The majority opinion of the en banc Ninth Circuit treats privacy as an interest that justifies the censorship of secret or unannounced audio recording by the public at large, going far beyond any privacy analysis that aims to protect the public from intrusive government surveillance. In fact, the majority relied on Justice Harlan’s dissent in White to transform privacy as a circumstantial analysis to something far more, since unannounced recording means a subject’s “‘words would be measured a good deal more carefully and communication inhibited if one suspected his conversations were being transmitted and transcribed.’” The Ninth Circuit further adopted a standard that distinguishes “between being recorded and merely being heard,” which also carries no weight in the Fourth Amendment context or in case law for states that use the expectation of privacy analysis to govern recording. Most chillingly, the court said the accuracy of audio recording—rather than supporting a speech interest—supported an interest in censorship, since accurate recording implicates a “privacy concern[] that [is] different in kind, and more corrosive, than merely having one’s oral communications heard and repeated.”

There are plenty of constitutional doctrines that are contradictory. But it is concerning that the current doctrines do not protect citizens from audio recording in conversations with undercover government agents but prevent citizens from making their own recordings in the exact same circumstances. This is exactly what happens in Oregon: in 2021, the state’s appellate court upheld a conviction against a citizen who secretly recorded a meeting with state personnel, including a deputy district attorney, who were engaging in their public duties. Something’s gotta give.
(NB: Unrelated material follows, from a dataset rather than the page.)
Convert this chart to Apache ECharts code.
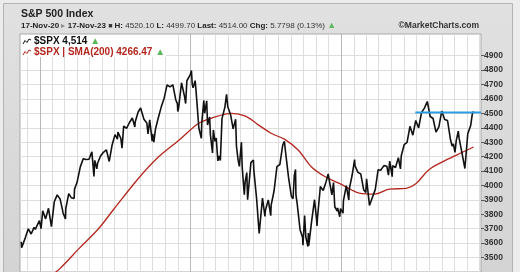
<!DOCTYPE html>
<html>
<head>
<meta charset="utf-8">
<script src="https://cdn.jsdelivr.net/npm/echarts@6/dist/echarts.min.js"></script>
<style>
html,body{margin:0;padding:0;background:#ebebeb;}
#c{width:520px;height:272px;}
</style>
</head>
<body>
<div id="c"></div>
<script>
// ---- data ----
var spxDates = [
'2020-11-17','2020-11-18','2020-11-20','2020-11-27','2020-12-04','2020-12-11','2020-12-18','2020-12-21','2020-12-24','2020-12-31',
'2021-01-04','2021-01-08','2021-01-15','2021-01-22','2021-01-27','2021-01-29','2021-02-05','2021-02-12','2021-02-19','2021-02-25','2021-02-26',
'2021-03-04','2021-03-05','2021-03-12','2021-03-18','2021-03-19','2021-03-25','2021-03-26','2021-04-01','2021-04-09','2021-04-16','2021-04-23','2021-04-30',
'2021-05-07','2021-05-12','2021-05-14','2021-05-19','2021-05-21','2021-05-28','2021-06-04','2021-06-11','2021-06-18','2021-06-25',
'2021-07-02','2021-07-08','2021-07-09','2021-07-16','2021-07-19','2021-07-23','2021-07-30','2021-08-06','2021-08-13','2021-08-19','2021-08-20','2021-08-27',
'2021-09-02','2021-09-10','2021-09-17','2021-09-20','2021-09-24','2021-09-30','2021-10-01','2021-10-04','2021-10-08','2021-10-15','2021-10-22','2021-10-29',
'2021-11-05','2021-11-12','2021-11-19','2021-11-26','2021-11-30','2021-12-01','2021-12-03','2021-12-10','2021-12-17','2021-12-20','2021-12-23','2021-12-31',
'2022-01-03','2022-01-05','2022-01-07','2022-01-12','2022-01-14','2022-01-21','2022-01-24','2022-01-27','2022-01-28','2022-02-02','2022-02-04','2022-02-09',
'2022-02-11','2022-02-16','2022-02-18','2022-02-23','2022-02-25','2022-03-01','2022-03-04','2022-03-08','2022-03-11','2022-03-14','2022-03-18','2022-03-25',
'2022-03-29','2022-04-01','2022-04-08','2022-04-14','2022-04-20','2022-04-22','2022-04-26','2022-04-29','2022-05-04','2022-05-06','2022-05-11','2022-05-13',
'2022-05-17','2022-05-19','2022-05-20','2022-05-27','2022-06-02','2022-06-03','2022-06-10','2022-06-16','2022-06-17','2022-06-24','2022-06-30','2022-07-01',
'2022-07-08','2022-07-14','2022-07-15','2022-07-22','2022-07-29','2022-08-05','2022-08-12','2022-08-16','2022-08-19','2022-08-26','2022-09-02','2022-09-06',
'2022-09-09','2022-09-12','2022-09-13','2022-09-16','2022-09-23','2022-09-29','2022-09-30','2022-10-04','2022-10-07','2022-10-12','2022-10-13','2022-10-14',
'2022-10-21','2022-10-28','2022-11-02','2022-11-03','2022-11-04','2022-11-10','2022-11-11','2022-11-18','2022-11-25','2022-11-30','2022-12-02','2022-12-09',
'2022-12-13','2022-12-16','2022-12-22','2022-12-23','2022-12-28','2022-12-30',
'2023-01-05','2023-01-06','2023-01-13','2023-01-19','2023-01-20','2023-01-27','2023-02-02','2023-02-03','2023-02-10','2023-02-17','2023-02-24','2023-03-01',
'2023-03-03','2023-03-10','2023-03-13','2023-03-17','2023-03-24','2023-03-31','2023-04-06','2023-04-14','2023-04-21','2023-04-25','2023-04-28','2023-05-04',
'2023-05-05','2023-05-12','2023-05-19','2023-05-24','2023-05-26','2023-06-02','2023-06-09','2023-06-16','2023-06-23','2023-06-30','2023-07-07','2023-07-14',
'2023-07-21','2023-07-28','2023-07-31','2023-08-04','2023-08-11','2023-08-18','2023-08-25','2023-09-01','2023-09-08','2023-09-15','2023-09-22','2023-09-26',
'2023-09-29','2023-10-03','2023-10-06','2023-10-11','2023-10-13','2023-10-20','2023-10-27','2023-11-03','2023-11-10','2023-11-14','2023-11-17'
];
var spxValues = [
3609.5,3567.8,3557.5,3638.4,3699.1,3663.5,3709.4,3694.9,3703.1,3756.1,
3700.7,3824.7,3768.3,3841.5,3750.8,3714.2,3886.8,3934.8,3906.7,3829.3,3811.2,
3768.5,3841.9,3943.3,3915.5,3913.1,3909.5,3974.5,4019.9,4128.8,4185.5,4180.2,4181.2,
4232.6,4063.0,4173.9,4115.7,4155.9,4204.1,4229.9,4247.4,4166.5,4280.7,
4352.3,4320.8,4369.6,4327.2,4258.5,4411.8,4395.3,4436.5,4468.0,4405.8,4441.7,4509.4,
4537.0,4458.6,4433.0,4357.7,4455.5,4307.5,4357.0,4300.5,4391.3,4471.4,4544.9,4605.4,
4697.5,4682.9,4698.0,4594.6,4567.0,4513.0,4538.4,4712.0,4620.6,4568.0,4725.8,4766.2,
4796.6,4700.6,4677.0,4726.4,4662.9,4397.9,4410.1,4326.5,4431.9,4589.4,4500.5,4587.2,
4418.6,4475.0,4348.9,4225.5,4384.7,4306.3,4328.9,4170.7,4204.3,4173.1,4463.1,4543.1,
4631.6,4545.9,4488.3,4392.6,4459.5,4271.8,4175.2,4131.9,4300.2,4123.3,3935.2,4023.9,
4088.9,3900.8,3901.4,4158.2,4176.8,4108.5,3900.9,3666.8,3674.8,3911.7,3785.4,3825.3,
3899.4,3790.4,3863.2,3961.6,4130.3,4145.2,4280.2,4305.2,4228.5,4057.7,3924.3,3908.2,
4067.4,4110.4,3932.7,3873.3,3693.2,3640.5,3585.6,3790.9,3639.7,3577.0,3669.9,3583.1,
3752.8,3901.1,3759.7,3719.9,3770.6,3956.4,3992.9,3965.3,4026.1,4080.1,4071.7,3934.4,
4019.7,3852.4,3822.4,3844.8,3783.2,3839.5,
3808.1,3895.1,3999.1,3898.9,3972.6,4070.6,4179.8,4136.5,4090.5,4079.1,3970.0,3951.4,
4045.6,3861.6,3855.8,3916.6,3971.0,4109.3,4105.0,4137.6,4133.5,4071.6,4169.5,4061.2,
4136.3,4124.1,4192.0,4115.2,4205.5,4282.4,4298.9,4409.6,4348.3,4450.4,4399.0,4505.4,
4536.3,4582.2,4589.0,4478.0,4464.1,4369.7,4405.7,4515.8,4457.5,4450.3,4320.1,4273.5,
4288.1,4229.5,4308.5,4376.9,4327.8,4224.2,4117.4,4358.3,4415.2,4495.7,4514.0
];
var smaDates = [
'2020-11-17','2021-01-01','2021-02-17','2021-04-05','2021-05-23','2021-06-29','2021-08-28','2021-10-15','2021-12-03',
'2022-01-20','2022-02-21','2022-04-10','2022-05-14','2022-06-14','2022-07-16','2022-08-18','2022-09-19','2022-10-20','2022-11-23','2022-12-27',
'2023-01-27','2023-02-13','2023-03-22','2023-04-27','2023-06-07','2023-07-01','2023-08-01','2023-09-12','2023-10-21','2023-11-17'
];
var smaValues = [
3180,3310,3420,3560,3700,3835,4050,4197,4312,
4430,4467,4500,4480,4420,4360,4318,4244,4130,4060,4014,
3967,3947,3940,3974,3980,4014,4109,4177,4230,4266.47
];
var resistanceLevel = 4505;
var resistanceStart = '2023-06-29';
var resistanceEnd = '2023-12-05';
var yTicks = [3500,3600,3700,3800,3900,4000,4100,4200,4300,4400,4500,4600,4700,4800,4900];
var yearLines = ['2021-01-01','2022-01-01','2023-01-01'];
var xStart = '2020-11-14', xEnd = '2023-12-05';

// monthly grid positions (Dec 2020 .. Dec 2023)
var monthLines = [];
for (var y = 2020; y <= 2023; y++) {
  for (var m = 1; m <= 12; m++) {
    if ((y === 2020 && m < 12) || m === 1) continue;
    monthLines.push(y + '-' + (m < 10 ? '0' + m : m) + '-01');
  }
}
function ts(s) { return +echarts.time.parse(s); }

var spx = spxDates.map(function (d, i) { return [d, spxValues[i]]; });
var sma = smaDates.map(function (d, i) { return [d, smaValues[i]]; });
var res = [[resistanceStart, resistanceLevel], [resistanceEnd, resistanceLevel]];

var chart = echarts.init(document.getElementById('c'), null, {renderer: 'canvas'});
var FONT = '"Liberation Sans", Arial, sans-serif';
function gridXAxis(values, color) {
  return {
    type: 'time', min: xStart, max: xEnd, position: 'bottom',
    axisLine: {show: false}, axisLabel: {show: false},
    axisTick: {show: false, customValues: values.map(ts)},
    splitLine: {show: true, lineStyle: {color: color, width: 1}}
  };
}
chart.setOption({
  animation: false,
  backgroundColor: '#ececec',
  grid: {left: 20, right: 39, top: 34, bottom: -6, show: true, backgroundColor: '#ffffff', borderColor: '#a9a9a9', borderWidth: 1},
  xAxis: [gridXAxis(monthLines, '#dedede'), gridXAxis(yearLines, '#b8b8b8')],
  yAxis: {
    type: 'value', position: 'right', min: 3400, max: 5050, interval: 100,
    axisLine: {show: false},
    axisTick: {show: true, length: 3, customValues: yTicks, lineStyle: {color: '#555'}},
    axisLabel: {customValues: yTicks, margin: 3, fontSize: 8.5, fontWeight: 'bold', color: '#333', fontFamily: FONT,
      formatter: function (v) { return String(v); }},
    splitLine: {show: true, lineStyle: {color: '#dedede', width: 1}}
  },
  graphic: [
    {type: 'rect', z: -1, silent: true, shape: {x: 3.5, y: 3.5, width: 509, height: 300},
      style: {fill: new echarts.graphic.LinearGradient(0, 0, 0, 1, [{offset: 0, color: '#e1e1e1'}, {offset: 1, color: '#d2d2d2'}]), stroke: '#b3b3b3', lineWidth: 1}},
    {type: 'text', z: 20, style: {text: 'S&P 500 Index', x: 21, y: 14, verticalAlign: 'middle', font: 'bold 10.5px ' + FONT, fill: '#222'}},
    {type: 'text', z: 20, style: {
      text: '{b|17-Nov-20} {g|▸} {b|17-Nov-23} {k|■} {b|H:} 4520.10 {b|L:} 4499.70 {b|Last:} 4514.00 {b|Chg:} 5.7798 (0.13%) {up|▲}',
      x: 21, y: 26, verticalAlign: 'middle', font: '8px ' + FONT, fill: '#333',
      rich: {b: {fontWeight: 'bold', fontSize: 8, fontFamily: FONT, fill: '#222'}, g: {fill: '#888', fontSize: 8}, k: {fill: '#333', fontSize: 7}, up: {fill: '#5cb85c', fontSize: 9}}
    }},
    {type: 'text', z: 20, style: {text: '©MarketCharts.com', x: 479, y: 26, align: 'right', verticalAlign: 'middle', font: 'bold 8.5px ' + FONT, fill: '#333'}},
    {type: 'rect', z: 10, silent: true, shape: {x: 21, y: 35, width: 145, height: 22}, style: {fill: '#ffffff'}},
    {type: 'polyline', z: 20, shape: {points: [[23, 44], [25, 40.5], [27, 42.5], [29, 39], [31, 40]]}, style: {stroke: '#111', lineWidth: 1, fill: null}},
    {type: 'polyline', z: 20, shape: {points: [[23, 55], [25, 51.5], [27, 53.5], [29, 50], [31, 51]]}, style: {stroke: '#b3261e', lineWidth: 1, fill: null}},
    {type: 'text', z: 20, style: {text: '$SPX 4,514 {up|▲}', x: 34, y: 41.5, verticalAlign: 'middle', font: 'bold 10px ' + FONT, fill: '#111',
      rich: {up: {fill: '#5cb85c', fontSize: 10}}}},
    {type: 'text', z: 20, style: {text: '$SPX | SMA(200) 4266.47 {up|▲}', x: 34, y: 52.5, verticalAlign: 'middle', font: 'bold 10px ' + FONT, fill: '#b3261e',
      rich: {up: {fill: '#5cb85c', fontSize: 10}}}}
  ],
  series: [
    {type: 'line', name: 'SMA', data: sma, smooth: 0.35, showSymbol: false, z: 3, xAxisIndex: 0,
      lineStyle: {color: '#b3261e', width: 1.3}},
    {type: 'line', name: 'SPX', data: spx, showSymbol: false, z: 4, xAxisIndex: 0,
      lineStyle: {color: '#111111', width: 1.6}},
    {type: 'line', name: 'Resistance', data: res, showSymbol: false, z: 5, xAxisIndex: 0,
      lineStyle: {color: '#2b9de0', width: 2}}
  ]
});
</script>
</body>
</html>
Even under intermediate scrutiny—the lowest level of First Amendment review—unequivocal or arbitrary bans on audio recording do not pass muster, and courts should at least adhere to a standard closer to White. White’s privacy analysis was correct, and rights of free speech and the free press should include the ability of citizens to record their own conversations, merging the First and Fourth Amendment privacy silos into one coherent analysis.